Your task:
Print, word for word, the opening line of the data below and every line after it through the line that contains "const aNKO = ['8', '10', '10'];", but not the pictures.
───── Given information
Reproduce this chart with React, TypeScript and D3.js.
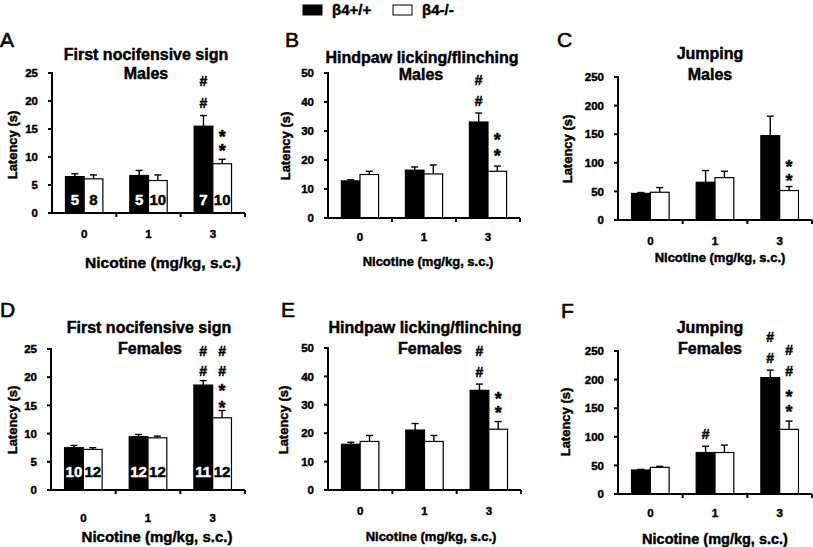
import React from 'react';
import * as d3 from 'd3';

// doses on the x axis
const doses = ['0', '1', '3'];
const groups = ['wt', 'ko'];

// A - first nocifensive sign, males
const aWT = [6.5, 6.7, 15.5];
const aWTErr = [0.5, 0.9, 1.9];
const aKO = [6.1, 5.8, 8.8];
const aKOErr = [0.7, 1.0, 0.8];
const aNWT = ['5', '5', '7'];
const aNKO = ['8', '10', '10'];

// B - hindpaw licking/flinching, males
const bWT = [12.8, 16.5, 33.1];
const bWTErr = [0.4, 1.1, 3.1];
const bKO = [15.0, 15.2, 16.1];
const bKOErr = [1.1, 3.1, 1.8];

// C - jumping, males
const cWT = [46.5, 66, 147.5];
const cWTErr = [1.5, 20.5, 34];
const cKO = [48.5, 74, 51.5];
const cKOErr = [8.2, 11.2, 7];

// D - first nocifensive sign, females
const dWT = [7.5, 9.45, 18.6];
const dWTErr = [0.4, 0.4, 0.8];
const dKO = [7.2, 9.25, 12.8];
const dKOErr = [0.3, 0.3, 1.3];
const dNWT = ['10', '12', '11'];
const dNKO = ['12', '12', '12'];

// E - hindpaw licking/flinching, females
const eWT = [16.1, 21.1, 35.1];
const eWTErr = [0.7, 2.3, 2.2];
const eKO = [17.1, 17.1, 21.4];
const eKOErr = [2.1, 2.1, 2.7];

// F - jumping, females
const fWT = [42, 72.5, 203.5];
const fWTErr = [1, 11, 13];
const fKO = [46.5, 72.5, 113];
const fKOErr = [2, 13, 14.5];

// significance marks: dose, genotype, symbol, levels (top first) of the stacked symbols
const aMarks = [
  ['3', 'wt', '#', [23.8, 20.2]],
  ['3', 'ko', '*', [14.3, 12.1]],
];
const bMarks = [
  ['3', 'wt', '#', [48, 41.4]],
  ['3', 'ko', '*', [28.2, 23.6]],
];
const cMarks = [['3', 'ko', '*', [99, 78]]];
const dMarks = [
  ['3', 'wt', '#', [24.8, 21.6]],
  ['3', 'ko', '#', [24.8, 21.6]],
  ['3', 'ko', '*', [18.2, 15.7]],
];
const eMarks = [
  ['3', 'wt', '#', [49.4, 42.7]],
  ['3', 'ko', '*', [33.5, 29.2]],
];
const fMarks = [
  ['1', 'wt', '#', [106]],
  ['3', 'wt', '#', [276, 243]],
  ['3', 'ko', '#', [253, 220]],
  ['3', 'ko', '*', [177, 154]],
];

const FONT = '"Liberation Sans", Arial, Helvetica, sans-serif';

const panels = [
  {
    letter: 'A', title: 'First nocifensive sign', sub: 'Males', max: 25,
    wt: aWT, wtErr: aWTErr, ko: aKO, koErr: aKOErr, nWT: aNWT, nKO: aNKO, marks: aMarks,
    x0: 52, x1: 245, yTop: 73, yZero: 213,
    lx: 0, ly: 47, tx: 146, ty: 60, sx: 146, sy: 79,
    ylx: 17, yly: 145, tickY: 238, xtx: 163, xty: 268, xts: 15.5, nOff: 8,
  },
  {
    letter: 'B', title: 'Hindpaw licking/flinching', sub: 'Males', max: 50,
    wt: bWT, wtErr: bWTErr, ko: bKO, koErr: bKOErr, marks: bMarks,
    x0: 328, x1: 520, yTop: 73, yZero: 218,
    lx: 285, ly: 47, tx: 422, ty: 63, sx: 421, sy: 80,
    ylx: 290, yly: 146, tickY: 241, xtx: 428, xty: 266, xts: 13,
  },
  {
    letter: 'C', title: 'Jumping', sub: 'Males', max: 250,
    wt: cWT, wtErr: cWTErr, ko: cKO, koErr: cKOErr, marks: cMarks,
    x0: 618, x1: 812, yTop: 77, yZero: 220,
    lx: 557, ly: 47, tx: 710, ty: 59, sx: 710, sy: 80,
    ylx: 572, yly: 149, tickY: 245, xtx: 720, xty: 262, xts: 13,
  },
  {
    letter: 'D', title: 'First nocifensive sign', sub: 'Females', max: 25,
    wt: dWT, wtErr: dWTErr, ko: dKO, koErr: dKOErr, nWT: dNWT, nKO: dNKO, marks: dMarks,
    x0: 51, x1: 245, yTop: 349, yZero: 490,
    lx: 0, ly: 317, tx: 149, ty: 333, sx: 150, sy: 354,
    ylx: 17, yly: 420, tickY: 522, xtx: 157, xty: 542, xts: 15,
    nOff: 13,
  },
  {
    letter: 'E', title: 'Hindpaw licking/flinching', sub: 'Females', max: 50,
    wt: eWT, wtErr: eWTErr, ko: eKO, koErr: eKOErr, marks: eMarks,
    x0: 328, x1: 521, yTop: 348, yZero: 490,
    lx: 281, ly: 317, tx: 425, ty: 333, sx: 430, sy: 354,
    ylx: 288, yly: 420, tickY: 515, xtx: 431, xty: 541, xts: 13,
  },
  {
    letter: 'F', title: 'Jumping', sub: 'Females', max: 250,
    wt: fWT, wtErr: fWTErr, ko: fKO, koErr: fKOErr, marks: fMarks,
    x0: 618, x1: 812, yTop: 351, yZero: 494,
    lx: 561, ly: 318, tx: 710, ty: 333, sx: 710, sy: 354,
    ylx: 570, yly: 422, tickY: 517, xtx: 715, xty: 544, xts: 14.5,
  },
];

// heavier strokes to mimic the thick print font of the figure
const heavy = { stroke: '#000', strokeWidth: 0.45, paintOrder: 'stroke' } as any;

function Panel({ p }: { p: any }) {
  const y = d3.scaleLinear().domain([0, p.max]).range([p.yZero, p.yTop]);
  const x = d3.scaleBand().domain(doses).range([p.x0, p.x1]);
  const g = d3.scaleBand().domain(groups).range([0, x.bandwidth()]).paddingOuter(0.72).paddingInner(0);
  const bw = g.bandwidth();

  const series = [
    { key: 'wt', vals: p.wt, errs: p.wtErr, fill: '#000', n: p.nWT, nFill: '#fff' },
    { key: 'ko', vals: p.ko, errs: p.koErr, fill: '#fff', n: p.nKO, nFill: '#000' },
  ];

  return (
    <g fontFamily={FONT} fontWeight="bold">
      <text x={p.lx} y={p.ly} fontSize={21} fontWeight="normal" stroke="#000" strokeWidth={0.6}>{p.letter}</text>
      <text x={p.tx} y={p.ty} fontSize={16} textAnchor="middle" {...heavy}>{p.title}</text>
      <text x={p.sx} y={p.sy} fontSize={16} textAnchor="middle" {...heavy}>{p.sub}</text>
      <text transform={`translate(${p.ylx},${p.yly}) rotate(-90)`} fontSize={13} textAnchor="middle" {...heavy}>Latency (s)</text>

      {series.map(s =>
        doses.map((d, i) => {
          const bx = (x(d) || 0) + (g(s.key) || 0);
          const top = y(s.vals[i]);
          const cap = y(s.vals[i] + s.errs[i]);
          const cx = bx + bw / 2;
          return (
            <g key={s.key + d}>
              <line x1={cx} x2={cx} y1={top} y2={cap} stroke="#000" strokeWidth={1.4} />
              <line x1={cx - 3.5} x2={cx + 3.5} y1={cap} y2={cap} stroke="#000" strokeWidth={1.4} />
              <rect x={bx} y={top} width={bw} height={p.yZero - top} fill={s.fill} stroke="#000" strokeWidth={1.2} />
              {s.n && (
                <text x={cx} y={p.yZero - p.nOff} fontSize={15} textAnchor="middle" fill={s.nFill}
                  stroke={s.nFill} strokeWidth={0.45}>{s.n[i]}</text>
              )}
            </g>
          );
        })
      )}

      {/* stacked significance symbols, written top to bottom as one vertical text */}
      {p.marks.map((m: any[], i: number) => {
        const cx = (x(m[0]) || 0) + (g(m[1]) || 0) + bw / 2;
        const star = m[2] === '*';
        const fs = star ? 18 : 14;
        const lv: number[] = m[3];
        const gap = lv.length > 1 ? y(lv[1]) - y(lv[0]) : fs;
        const top = y(lv[0]) - (star ? 0.33 : 0.5) * fs;
        return (
          <text key={'m' + i} x={cx} y={top} fontSize={fs} letterSpacing={gap - fs}
            style={{ writingMode: 'vertical-rl', textOrientation: 'upright' } as any} {...heavy}>
            {m[2].repeat(lv.length)}
          </text>
        );
      })}

      {/* y axis */}
      <line x1={p.x0} x2={p.x0} y1={p.yTop - 1} y2={p.yZero + 1} stroke="#000" strokeWidth={2} />
      {y.ticks(5).map(t => (
        <g key={'yt' + t}>
          <line x1={p.x0 - 4} x2={p.x0} y1={y(t)} y2={y(t)} stroke="#000" strokeWidth={2} />
          <text x={p.x0 - 14} y={y(t)} dy="0.36em" fontSize={11.5} textAnchor="end" {...heavy}>{t}</text>
        </g>
      ))}

      {/* x axis */}
      <line x1={p.x0} x2={p.x1} y1={p.yZero} y2={p.yZero} stroke="#000" strokeWidth={2} />
      {doses.map(d => (
        <g key={'xt' + d}>
          <line x1={(x(d) || 0) + x.bandwidth()} x2={(x(d) || 0) + x.bandwidth()} y1={p.yZero} y2={p.yZero + 4} stroke="#000" strokeWidth={2} />
          <text x={(x(d) || 0) + x.bandwidth() / 2} y={p.tickY} fontSize={11.5} textAnchor="middle" {...heavy}>{d}</text>
        </g>
      ))}
      <text x={p.xtx} y={p.xty} fontSize={p.xts} textAnchor="middle" {...heavy}>Nicotine (mg/kg, s.c.)</text>
    </g>
  );
}

export default function App() {
  return (
    <svg width={813} height={547} style={{ position: 'absolute', left: 0, top: 0, background: '#fff' }}>
      <rect width={813} height={547} fill="#fff" />
      <g fontFamily={FONT} fontWeight="bold">
        <rect x={303} y={5} width={19} height={10} fill="#000" stroke="#000" strokeWidth={1} />
        <text x={332} y={15} fontSize={15} {...heavy}>β4+/+</text>
        <rect x={393} y={5} width={19} height={10} fill="#fff" stroke="#000" strokeWidth={1} />
        <text x={422} y={15} fontSize={15} {...heavy}>β4-/-</text>
      </g>
      {panels.map(p => <Panel key={p.letter} p={p} />)}
    </svg>
  );
}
──────────
Reply:
Reproduce this chart with React, TypeScript and D3.js.
import React from 'react';
import * as d3 from 'd3';

// doses on the x axis
const doses = ['0', '1', '3'];
const groups = ['wt', 'ko'];

// A - first nocifensive sign, males
const aWT = [6.5, 6.7, 15.5];
const aWTErr = [0.5, 0.9, 1.9];
const aKO = [6.1, 5.8, 8.8];
const aKOErr = [0.7, 1.0, 0.8];
const aNWT = ['5', '5', '7'];
const aNKO = ['8', '10', '10'];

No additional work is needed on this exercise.